## Written task
Produce a word-for-word copy of the listing below without its pictures.

### Information provided ###

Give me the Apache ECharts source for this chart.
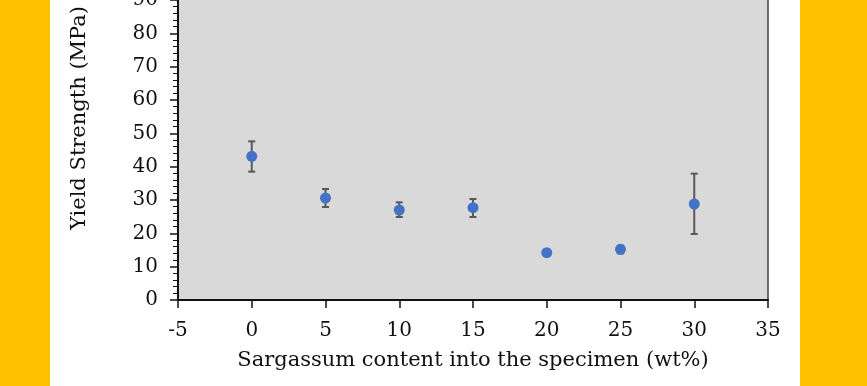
<!DOCTYPE html>
<html>
<head>
<meta charset="utf-8">
<script src="https://cdn.jsdelivr.net/npm/echarts@6/dist/echarts.min.js"></script>
<style>
html, body { margin: 0; padding: 0; }
#chart { width: 867px; height: 386px; }
</style>
</head>
<body>
<div id="chart"></div>
<script>
// data
var content = [0, 5, 10, 15, 20, 25, 30];
var yieldStrength = [43.1, 30.6, 27.0, 27.7, 14.2, 15.2, 28.8];
var errLow = [38.5, 27.9, 24.9, 24.9, 14.2, 14.0, 19.8];
var errHigh = [47.6, 33.3, 29.3, 30.3, 14.2, 16.3, 37.9];

var points = content.map(function (x, i) { return [x, yieldStrength[i]]; });
var bars = content.map(function (x, i) { return [x, errLow[i], errHigh[i]]; });

var serif = 'DejaVu Serif';

var myChart = echarts.init(document.getElementById('chart'));
var option = {
    backgroundColor: '#FFC000',
    animation: false,
    graphic: [{
        type: 'rect',
        z: -10,
        shape: { x: 50, y: 0, width: 750, height: 386 },
        style: { fill: '#ffffff' }
    }],
    grid: {
        left: 178, right: 99, top: 0, bottom: 86,
        outerBoundsMode: 'none',
        show: true,
        backgroundColor: '#d9d9d9',
        borderWidth: 0
    },
    xAxis: {
        type: 'value',
        min: -5, max: 35, interval: 5,
        name: 'Sargassum content into the specimen (wt%)',
        nameLocation: 'middle',
        nameGap: 50,
        nameTextStyle: { fontFamily: serif, fontSize: 21, color: '#111' },
        axisLine: { show: true, onZero: false, lineStyle: { color: '#111', width: 2 } },
        axisTick: { show: true, length: 8, lineStyle: { color: '#111', width: 1.5 } },
        axisLabel: { margin: 21, fontFamily: serif, fontSize: 20, color: '#111' },
        splitLine: { show: false }
    },
    yAxis: [{
        type: 'value',
        min: 0, max: 90, interval: 10,
        name: 'Yield Strength (MPa)',
        nameLocation: 'middle',
        nameGap: 88,
        nameTextStyle: { fontFamily: serif, fontSize: 21, color: '#111', padding: [0, 0, 0, 64] },
        axisLine: { show: true, onZero: false, lineStyle: { color: '#111', width: 2 } },
        axisTick: { show: true, length: 8, lineStyle: { color: '#111', width: 1.5 } },
        minorTick: { show: true, splitNumber: 5, length: 5, lineStyle: { color: '#111', width: 1 } },
        axisLabel: { margin: 20, fontFamily: serif, fontSize: 20, color: '#111' },
        splitLine: { show: false }
    }, {
        type: 'value',
        position: 'right',
        min: 0, max: 90,
        axisLine: { show: true, onZero: false, lineStyle: { color: '#404040', width: 1.5 } },
        axisTick: { show: false },
        axisLabel: { show: false },
        splitLine: { show: false }
    }],
    series: [
        {
            type: 'custom',
            data: bars,
            z: 2,
            renderItem: function (params, api) {
                var x = api.value(0);
                var lo = api.coord([x, api.value(1)]);
                var hi = api.coord([x, api.value(2)]);
                var w = 3.5;
                var style = { stroke: '#595959', lineWidth: 2 };
                return {
                    type: 'group',
                    children: [
                        { type: 'line', shape: { x1: lo[0], y1: lo[1], x2: hi[0], y2: hi[1] }, style: style },
                        { type: 'line', shape: { x1: lo[0] - w, y1: lo[1], x2: lo[0] + w, y2: lo[1] }, style: style },
                        { type: 'line', shape: { x1: hi[0] - w, y1: hi[1], x2: hi[0] + w, y2: hi[1] }, style: style }
                    ]
                };
            }
        },
        {
            type: 'scatter',
            data: points,
            z: 3,
            symbol: 'circle',
            symbolSize: 11,
            itemStyle: { color: '#4472C4', opacity: 1 }
        }
    ]
};
myChart.setOption(option);
</script>
</body>
</html>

###

## Task response
Give me the Apache ECharts source for this chart.
<!DOCTYPE html>
<html>
<head>
<meta charset="utf-8">
<script src="https://cdn.jsdelivr.net/npm/echarts@6/dist/echarts.min.js"></script>
<style>
html, body { margin: 0; padding: 0; }
#chart { width: 867px; height: 386px; }
</style>
</head>
<body>
<div id="chart"></div>
<script>
// data
var content = [0, 5, 10, 15, 20, 25, 30];
var yieldStrength = [43.1, 30.6, 27.0, 27.7, 14.2, 15.2, 28.8];
var errLow = [38.5, 27.9, 24.9, 24.9, 14.2, 14.0, 19.8];
var errHigh = [47.6, 33.3, 29.3, 30.3, 14.2, 16.3, 37.9];

var points = content.map(function (x, i) { return [x, yieldStrength[i]]; });
var bars = content.map(function (x, i) { return [x, errLow[i], errHigh[i]]; });

var serif = 'DejaVu Serif';

var myChart = echarts.init(document.getElementById('chart'));
var option = {
    backgroundColor: '#FFC000',
    animation: false,
    graphic: [{
        type: 'rect',
        z: -10,
        shape: { x: 50, y: 0, width: 750, height: 386 },
        style: { fill: '#ffffff' }
    }],
    grid: {
        left: 178, right: 99, top: 0, bottom: 86,
        outerBoundsMode: 'none',
        show: true,
        backgroundColor: '#d9d9d9',
        borderWidth: 0
    },
    xAxis: {
        type: 'value',
        min: -5, max: 35, interval: 5,
        name: 'Sargassum content into the specimen (wt%)',
        nameLocation: 'middle',
        nameGap: 50,
        nameTextStyle: { fontFamily: serif, fontSize: 21, color: '#111' },
        axisLine: { show: true, onZero: false, lineStyle: { color: '#111', width: 2 } },
        axisTick: { show: true, length: 8, lineStyle: { color: '#111', width: 1.5 } },
        axisLabel: { margin: 21, fontFamily: serif, fontSize: 20, color: '#111' },
        splitLine: { show: false }
    },
    yAxis: [{
        type: 'value',
        min: 0, max: 90, interval: 10,
        name: 'Yield Strength (MPa)',
        nameLocation: 'middle',
        nameGap: 88,
        nameTextStyle: { fontFamily: serif, fontSize: 21, color: '#111', padding: [0, 0, 0, 64] },
        axisLine: { show: true, onZero: false, lineStyle: { color: '#111', width: 2 } },
        axisTick: { show: true, length: 8, lineStyle: { color: '#111', width: 1.5 } },
        minorTick: { show: true, splitNumber: 5, length: 5, lineStyle: { color: '#111', width: 1 } },
        axisLabel: { margin: 20, fontFamily: serif, fontSize: 20, color: '#111' },
        splitLine: { show: false }
    }, {
        type: 'value',
        position: 'right',
        min: 0, max: 90,
        axisLine: { show: true, onZero: false, lineStyle: { color: '#404040', width: 1.5 } },
        axisTick: { show: false },
        axisLabel: { show: false },
        splitLine: { show: false }
    }],
    series: [
        {
            type: 'custom',
            data: bars,
            z: 2,
            renderItem: function (params, api) {
                var x = api.value(0);
                var lo = api.coord([x, api.value(1)]);
                var hi = api.coord([x, api.value(2)]);
                var w = 3.5;
                var style = { stroke: '#595959', lineWidth: 2 };
                return {
                    type: 'group',
                    children: [
                        { type: 'line', shape: { x1: lo[0], y1: lo[1], x2: hi[0], y2: hi[1] }, style: style },
                        { type: 'line', shape: { x1: lo[0] - w, y1: lo[1], x2: lo[0] + w, y2: lo[1] }, style: style },
                        { type: 'line', shape: { x1: hi[0] - w, y1: hi[1], x2: hi[0] + w, y2: hi[1] }, style: style }
                    ]
                };
            }
        },
        {
            type: 'scatter',
            data: points,
            z: 3,
            symbol: 'circle',
            symbolSize: 11,
            itemStyle: { color: '#4472C4', opacity: 1 }
        }
    ]
};
myChart.setOption(option);
</script>
</body>
</html>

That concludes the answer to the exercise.